Prompt: Extract, in full, the lines below, beginning at the first and ending with the line that contains "minimum width=158pt, minimum". Pictures do not belong in the copy.

Source excerpt:
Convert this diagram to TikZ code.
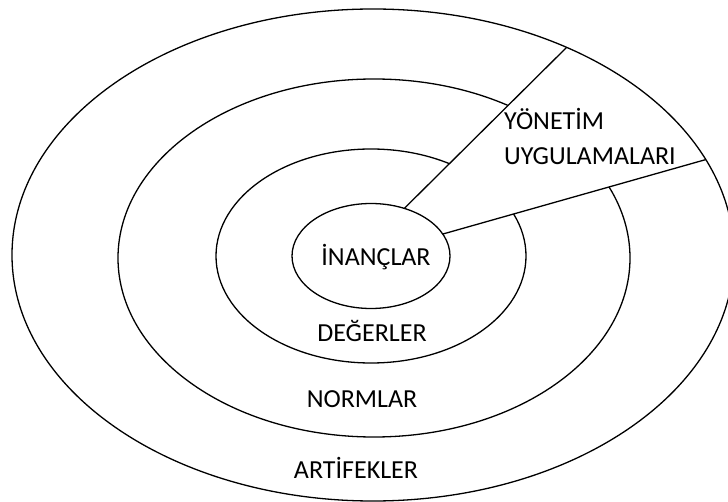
\documentclass[tikz,border=0pt]{standalone}
\usepackage{fontspec}
\setmainfont{Carlito}
\usetikzlibrary{shapes.geometric,calc}
\begin{document}
\begin{tikzpicture}[x=1pt,y=1pt]

    % Halka ve yazi stilleri
    \tikzset{halka/.style={ellipse, draw, line width=1.3pt, inner sep=0pt, outer sep=0pt}}
    \tikzset{etiket/.style={font=\fontsize{26}{31}\selectfont, inner sep=0pt}}

    % Sayfa sinirlari
    \useasboundingbox (0,0) rectangle (728,501);

    % En dis ve en ic halka
    \node[halka, minimum width=722pt, minimum height=492pt] (artifek) at (373,246) {};
    \node[halka, minimum width=158pt, minimum height=105pt] (inanc) at (371,245) {};

    % Yonetim uygulamalari dilimi
    \draw[line width=1.3pt] (inanc.55) -- (artifek.47);
    \draw[line width=1.3pt] (inanc.17) -- (artifek.16);

    % Ara halkalar (dilimin icinde cizilmez)
    \begin{scope}
        \clip (inanc.55) -- ($(inanc.55)!1.6!(artifek.47)$) -- (-100,700) -- (-100,-200)
            -- (900,-200) -- ($(inanc.17)!1.6!(artifek.16)$) -- (inanc.17) -- cycle;
        \node[halka, minimum width=512pt, minimum height=358pt] (normlar) at (374,243) {};
        \node[halka, minimum width=310pt, minimum height=214pt] (degerler) at (371,245) {};
    \end{scope}

    % Katman adlari
    \node[etiket, anchor=base] (tInanc) at (376,235) {İNANÇLAR};
    \node[etiket, anchor=base] (tDeger) at (372,160) {DEĞERLER};
    \node[etiket, anchor=base] (tNorm) at (362,94) {NORMLAR};
    \node[etiket, anchor=base] (tArtif) at (356,23) {ARTİFEKLER};
    \node[etiket, anchor=base west] (tYon) at (504,371) {YÖNETİM};
    \node[etiket, anchor=base west] (tUyg) at (504,336) {UYGULAMALARI};

\end{tikzpicture}
\end{document}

Output of the exercise:
Convert this diagram to TikZ code.
\documentclass[tikz,border=0pt]{standalone}
\usepackage{fontspec}
\setmainfont{Carlito}
\usetikzlibrary{shapes.geometric,calc}
\begin{document}
\begin{tikzpicture}[x=1pt,y=1pt]

    % Halka ve yazi stilleri
    \tikzset{halka/.style={ellipse, draw, line width=1.3pt, inner sep=0pt, outer sep=0pt}}
    \tikzset{etiket/.style={font=\fontsize{26}{31}\selectfont, inner sep=0pt}}

    % Sayfa sinirlari
    \useasboundingbox (0,0) rectangle (728,501);

    % En dis ve en ic halka
    \node[halka, minimum width=722pt, minimum height=492pt] (artifek) at (373,246) {};
    \node[halka, minimum width=158pt, minimum height=105pt] (inanc) at (371,245) {};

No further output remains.